![cover image](https://wikiwandv2-19431.kxcdn.com/_next/image?url=https://upload.wikimedia.org/wikipedia/commons/thumb/7/7f/Left-Facing_Armenian_Eternity_Sign_UC_058E_SVG.svg/640px-Left-Facing_Armenian_Eternity_Sign_UC_058E_SVG.svg.png&w=640&q=50)
Hetanism
Armenian Neopaganism / From Wikipedia, the free encyclopedia
The Armenian Native Faith, also termed Armenian Neopaganism or Hetanism (Armenian: Հեթանոսութիւն Hetanosutiwn; a cognate word of "Heathenism"), is a modern Pagan new religious movement that harkens back to the historical, pre-Christian belief systems and ethnic religions of the Armenians.[1] The followers of the movement call themselves "Hetans" (Armenian: հեթանոս Hetanos, which means "Heathen", thus "ethnic", both of them being loanwords from the Greek ἔθνος, ethnos)[2] or Arordi, meaning the "Children of Ari",[2] also rendered as "Arordiners" in some scholarly publications.[3]

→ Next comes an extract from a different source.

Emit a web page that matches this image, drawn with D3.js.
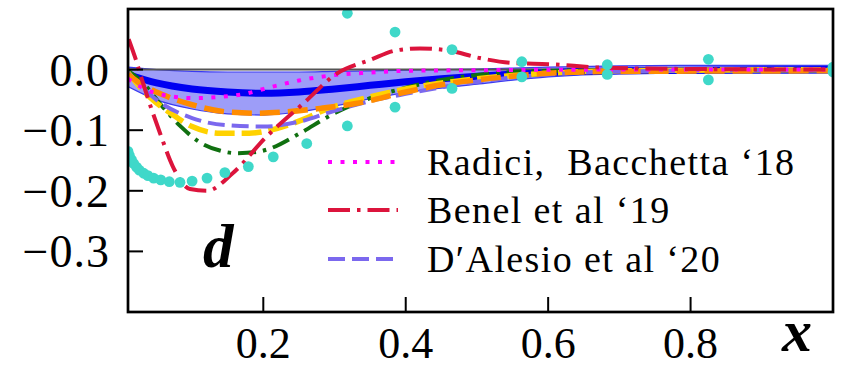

![Thumb image](http://upload.wikimedia.org/wikipedia/commons/thumb/7/7f/Left-Facing_Armenian_Eternity_Sign_UC_058E_SVG.svg/320px-Left-Facing_Armenian_Eternity_Sign_UC_058E_SVG.svg.png)
![Thumb image](http://upload.wikimedia.org/wikipedia/commons/thumb/d/d1/Hetan_priest_officiating_at_Garni_Temple%2C_Armenia_34.jpg/640px-Hetan_priest_officiating_at_Garni_Temple%2C_Armenia_34.jpg)
The Arordiner movement has antecedents in the early 20th century, with the doctrine of Tseghakron (Ցեղակրոն, literally "national religion") of the nationalist political theorist [4][5] Garegin Nzhdeh.[6] It took an institutional form in 1991, just after the collapse of the Soviet Union in a climate of national reawakening, when the Armenologist Slak Kakosyan founded the "Order of the Children of Ari" (Arordineri Ukht).[6] Neopaganism expert Victor Schnirelmann estimated the following of Armenian neopaganism to be "no more than a few hundred people".[7]